■ INSTRUCTIONS FOR THE TASK
Write out every line below that includes the word "seaborn".

■ COLLECTED DATA
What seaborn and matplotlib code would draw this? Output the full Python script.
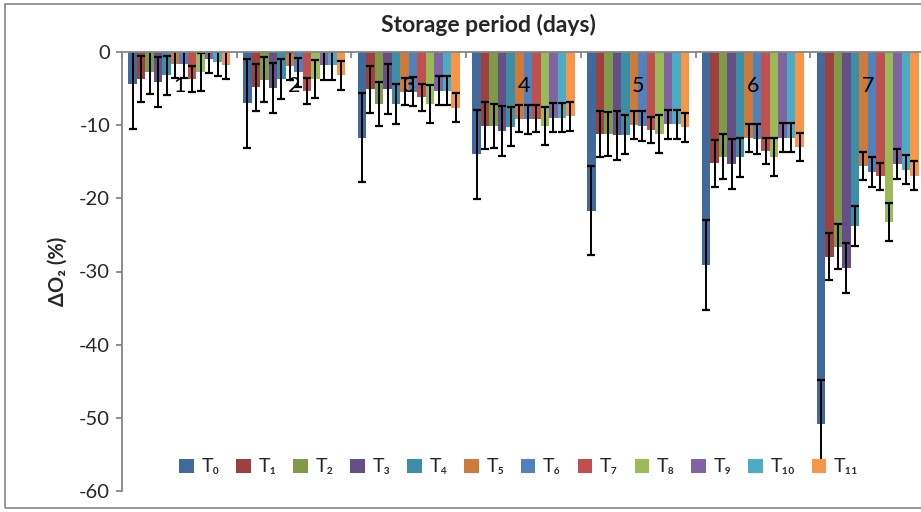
import numpy as np
import pandas as pd
import matplotlib
matplotlib.use("Agg")
import matplotlib.pyplot as plt
from matplotlib.patches import Rectangle
import seaborn as sns

sns.set_theme(style="white")
plt.rcParams["font.family"] = ["Lato", "DejaVu Sans"]
plt.rcParams["axes.unicode_minus"] = False

# Storage days (category axis) and treatments (series)
days = ["1", "2", "3", "4", "5", "6", "7"]
treatments = ["T₀", "T₁", "T₂", "T₃", "T₄", "T₅", "T₆", "T₇", "T₈", "T₉", "T₁₀", "T₁₁"]

# Mean change in O2 (%) for each treatment over days 1-7
t0 = [-4.4, -7.0, -11.7, -14.0, -21.7, -29.1, -50.9]
t1 = [-3.7, -4.8, -5.1, -10.1, -11.2, -15.2, -28.0]
t2 = [-2.7, -3.8, -7.1, -10.1, -11.2, -14.3, -26.6]
t3 = [-4.1, -4.9, -5.1, -10.8, -11.4, -15.3, -29.5]
t4 = [-3.2, -3.7, -7.1, -10.2, -11.3, -14.4, -23.8]
t5 = [-1.7, -1.9, -5.4, -9.1, -10.0, -11.8, -15.6]
t6 = [-1.6, -2.8, -5.4, -9.2, -10.1, -11.9, -16.4]
t7 = [-3.7, -5.3, -6.2, -9.1, -10.7, -13.5, -17.0]
t8 = [-2.7, -3.7, -7.1, -10.1, -11.2, -14.3, -23.2]
t9 = [-0.9, -1.8, -5.3, -9.0, -9.9, -11.7, -15.3]
t10 = [-1.3, -1.8, -5.3, -9.0, -9.9, -11.7, -16.1]
t11 = [-1.8, -3.2, -7.6, -8.8, -10.3, -13.0, -16.9]

# Error bar half-widths per treatment
errors = [6.1, 3.2, 3.05, 3.4, 2.7, 1.9, 2.0, 1.8, 2.6, 2.0, 2.0, 1.95]

colors = ["#40699C", "#9E413E", "#7F9A48", "#664F86", "#3A8EA5", "#CE7A3A",
          "#4F81BD", "#C0504D", "#9BBB59", "#8064A2", "#4BACC6", "#F79646"]

series = [t0, t1, t2, t3, t4, t5, t6, t7, t8, t9, t10, t11]
rows = []
for name, vals, err in zip(treatments, series, errors):
    for d, v in zip(days, vals):
        rows.append({"day": d, "treatment": name, "value": v, "err": err})
df = pd.DataFrame(rows)

fig = plt.figure(figsize=(9.21, 5.12), dpi=100)
W, H = 921, 512
ax = fig.add_axes([122 / W, (H - 491) / H, 803 / W, 439 / H])

sns.barplot(data=df, x="day", y="value", hue="treatment", order=days,
            hue_order=treatments, palette=colors, width=0.89, errorbar=None,
            saturation=1, linewidth=0, ax=ax)

# Error bars from the drawn bar positions
for cont, name in zip(ax.containers, treatments):
    sub = df[df["treatment"] == name].set_index("day").loc[days]
    xs = [b.get_x() + b.get_width() / 2 for b in cont]
    hs = [b.get_height() for b in cont]
    ax.errorbar(xs, hs, yerr=sub["err"].values, fmt="none", ecolor="black",
                elinewidth=1.4, capsize=3, capthick=1.6, zorder=5)

ax.set_ylim(-60, 0)
ax.set_xlim(-0.5, len(days) - 0.5)
ax.set_yticks(np.arange(-60, 1, 10))
ax.set_ylabel("ΔO₂ (%)", fontsize=14.5, fontweight="bold", labelpad=8)
ax.set_xlabel("")

grey = "#868686"
for s in ["right", "bottom"]:
    ax.spines[s].set_visible(False)
for s in ["left", "top"]:
    ax.spines[s].set_color(grey)
    ax.spines[s].set_linewidth(1.3)
    ax.spines[s].set_zorder(6)

# Category axis sits on the zero line; day labels are drawn over the bars
ax.xaxis.set_ticks_position("top")
ax.xaxis.set_zorder(6)
ax.set_xticks(range(len(days)))
ax.set_xticklabels(days)
ax.set_xticks(np.arange(-0.5, len(days), 1), minor=True)
ax.tick_params(axis="x", which="major", length=0, labeltop=True,
               labelbottom=False, pad=-32, labelsize=15.5, colors="black")
ax.tick_params(axis="x", which="minor", length=4.5, direction="in",
               width=1.3, color=grey, top=True, bottom=False)
ax.tick_params(axis="y", which="major", length=4.5, direction="out",
               width=1.3, color=grey, left=True, labelsize=14.5, pad=4)

handles, labels = ax.get_legend_handles_labels()
ax.legend(handles, labels, ncol=12, loc="center",
          bbox_to_anchor=(519 / W, (H - 467) / H), bbox_transform=fig.transFigure,
          frameon=False, fontsize=14, handlelength=0.75, handleheight=0.75,
          handletextpad=0.4, columnspacing=0.85, borderaxespad=0)

fig.text(488 / W, (H - 25) / H, "Storage period (days)", ha="center",
         va="center", fontsize=16.5, fontweight="bold")

# Chart area frame
fig.patches.append(Rectangle((5 / W, (H - 508) / H), 930 / W, 504 / H,
                             transform=fig.transFigure, fill=False,
                             edgecolor=grey, linewidth=1.2))

fig.savefig("out.png", dpi=100)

■ IN RESPONSE
What seaborn and matplotlib code would draw this? Output the full Python script.
import seaborn as sns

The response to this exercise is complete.